**Goal**
Locate all lines with the word "matplotlib" and copy them out.

**Dataset content**
▼

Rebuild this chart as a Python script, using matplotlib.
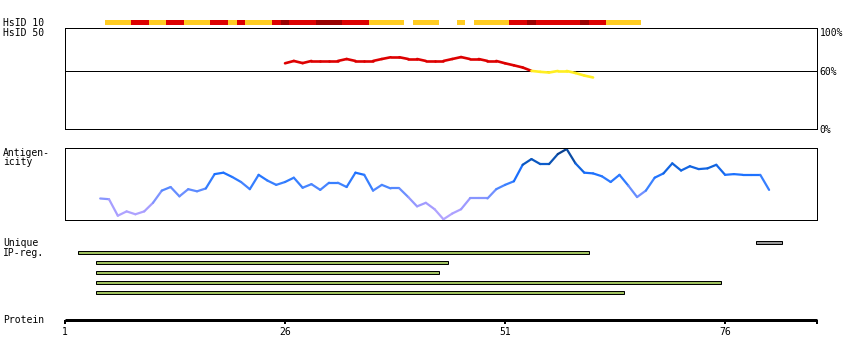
import numpy as np
import matplotlib
matplotlib.use("Agg")
import matplotlib.pyplot as plt
from matplotlib.collections import LineCollection
from matplotlib.colors import LinearSegmentedColormap

# ---------------- data ----------------
protein_length = 86
protein_ticks = [1, 26, 51, 76]

# HsID 10 coverage segments (residue boundaries) and level
hsid10_start = [5.5, 8.5, 10.5, 12.5, 14.5, 17.5, 19.5, 20.5, 21.5, 24.5, 25.5, 26.5,
                29.5, 32.5, 35.5, 40.5, 45.5, 47.5, 51.5, 53.5, 54.5, 59.5, 60.5, 62.5]
hsid10_end = [8.5, 10.5, 12.5, 14.5, 17.5, 19.5, 20.5, 21.5, 24.5, 25.5, 26.5, 29.5,
              32.5, 35.5, 39.5, 43.5, 46.5, 51.5, 53.5, 54.5, 59.5, 60.5, 62.5, 66.5]
hsid10_level = ["low", "mid", "low", "mid", "low", "mid", "low", "mid", "low", "mid", "high", "mid",
                "high", "mid", "low", "low", "low", "low", "mid", "high", "mid", "high", "mid", "low"]

# HsID 50 identity (%) per residue
identity_pos = list(range(26, 62))
identity_pct = [67.6, 70.0, 67.8, 70.0, 70.0, 70.0, 70.0, 72.0, 70.0, 70.0, 70.0, 72.0,
                73.8, 73.8, 72.0, 72.0, 70.0, 70.0, 70.0, 72.0, 74.0, 72.0, 72.0, 70.0,
                70.0, 67.6, 65.5, 63.3, 59.8, 58.8, 58.1, 59.7, 59.7, 57.6, 55.0, 53.0]
identity_threshold = 60

# Antigenicity score per residue
antigen_pos = list(range(5, 82))
antigen_val = [0.30, 0.29, 0.06, 0.12, 0.08, 0.12, 0.24, 0.41, 0.46, 0.33, 0.43, 0.40,
               0.44, 0.64, 0.66, 0.60, 0.53, 0.43, 0.63, 0.55, 0.49, 0.53, 0.59, 0.45,
               0.50, 0.42, 0.52, 0.52, 0.46, 0.66, 0.63, 0.41, 0.49, 0.44, 0.44, 0.32,
               0.19, 0.24, 0.15, 0.01, 0.09, 0.15, 0.30, 0.30, 0.30, 0.43, 0.49, 0.54,
               0.77, 0.85, 0.78, 0.78, 0.92, 0.99, 0.79, 0.66, 0.65, 0.61, 0.53, 0.63,
               0.48, 0.32, 0.41, 0.59, 0.65, 0.79, 0.69, 0.75, 0.71, 0.72, 0.77, 0.63,
               0.64, 0.63, 0.63, 0.63, 0.42]

# Unique / IP-regions (row 0 = unique region, rows 1.. = PrEST regions)
ip_row = [0, 1, 2, 3, 4, 5]
ip_start = [79.5, 2.5, 4.5, 4.5, 4.5, 4.5]
ip_end = [82.5, 60.5, 44.5, 43.5, 75.5, 64.5]
ip_kind = ["unique", "ip", "ip", "ip", "ip", "ip"]

# ---------------- styling ----------------
W, H = 850, 360
FONT = dict(family="DejaVu Sans Mono", fontsize=7, color="black")
level_colors = {"low": "#ffcc22", "mid": "#dd0000", "high": "#990000"}
ip_colors = {"unique": "#999999", "ip": "#9fc160"}
ant_cmap = LinearSegmentedColormap.from_list(
    "ant", [(0.0, "#b8a8ff"), (0.2, "#a49cff"), (0.35, "#7892ff"), (0.5, "#3c82ff"),
            (0.65, "#1a70ff"), (0.8, "#0b5ac4"), (1.0, "#0a3a80")])
PX = 72 / 100.0  # points per pixel

fig = plt.figure(figsize=(W / 100, H / 100), dpi=100)


def box(x0, y0, x1, y1):
    return [x0 / W, 1 - y1 / H, (x1 - x0) / W, (y1 - y0) / H]


X0, X1 = 65, 817.5
XLIM = (1, protein_length + 0.5)


def clean(ax):
    ax.set_xlim(*XLIM)
    ax.set_xticks([])
    ax.set_yticks([])
    for s in ax.spines.values():
        s.set_linewidth(1 * PX)
        s.set_color("black")


# HsID 10 bar
ax10 = fig.add_axes(box(X0, 20, X1, 25))
clean(ax10)
ax10.axis("off")
ax10.set_ylim(0, 1)
ax10.broken_barh([(s, e - s) for s, e in zip(hsid10_start, hsid10_end)], (0, 1),
                 facecolors=[level_colors[l] for l in hsid10_level], linewidth=0)

# HsID 50 panel
ax50 = fig.add_axes(box(X0, 28.3, X1, 129))
clean(ax50)
ax50.set_ylim(0, 103.6)
ax50.axhline(identity_threshold, color="black", lw=1 * PX)
pts = np.column_stack([identity_pos, identity_pct])
segs = np.stack([pts[:-1], pts[1:]], axis=1)
seg_cols = ["#dd0000" if v >= identity_threshold else "#ffee22" for v in identity_pct[:-1]]
ax50.add_collection(LineCollection(segs, colors=seg_cols, linewidths=1.9, capstyle="round"))
ax50.yaxis.tick_right()
ax50.set_yticks([0, 60, 100])
ax50.set_yticklabels(["0%", "60%", "100%"], **FONT)
ax50.tick_params(axis="y", length=0, pad=1.5)

# Antigenicity panel
axa = fig.add_axes(box(X0, 148.3, X1, 220))
clean(axa)
axa.set_ylim(0, 1)
apts = np.column_stack([antigen_pos, antigen_val])
asegs = np.stack([apts[:-1], apts[1:]], axis=1)
aval = [(a + b) / 2 for a, b in zip(antigen_val[:-1], antigen_val[1:])]
axa.add_collection(LineCollection(asegs, colors=[ant_cmap(v) for v in aval],
                                  linewidths=1.6, capstyle="round"))

# Unique / IP regions
axi = fig.add_axes(box(X0, 238, X1, 297))
clean(axi)
axi.axis("off")
axi.set_ylim(5.47, -0.43)
axi.barh(ip_row, [e - s for s, e in zip(ip_start, ip_end)], left=ip_start, height=0.3,
         color=[ip_colors[k] for k in ip_kind], edgecolor="black", linewidth=1 * PX)

# Protein axis
axp = fig.add_axes(box(X0, 300, X1, 319.8))
axp.set_xlim(*XLIM)
axp.set_yticks([])
for name, s in axp.spines.items():
    s.set_visible(name == "bottom")
axp.spines["bottom"].set_linewidth(3 * PX)
axp.spines["bottom"].set_capstyle("butt")
axp.set_xticks(protein_ticks + [XLIM[1]])
axp.set_xticklabels([str(t) for t in protein_ticks] + [""], **FONT)
axp.tick_params(axis="x", direction="out", length=3.5 * PX, width=2 * PX, pad=2.5)
axp.patch.set_alpha(0)

# Left labels
labels = [("HsID 10", 22.7), ("HsID 50", 32.7), ("Antigen-", 152.5), ("icity", 162.5),
          ("Unique", 242.5), ("IP-reg.", 252.5), ("Protein", 320)]
for txt, y in labels:
    fig.text(3 / W, 1 - y / H, txt, ha="left", va="center", **FONT)

fig.savefig("out.png", dpi=100, facecolor="white")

▲

**Reply to the exercise**
Rebuild this chart as a Python script, using matplotlib.
import matplotlib
matplotlib.use("Agg")
import matplotlib.pyplot as plt
from matplotlib.collections import LineCollection
from matplotlib.colors import LinearSegmentedColormap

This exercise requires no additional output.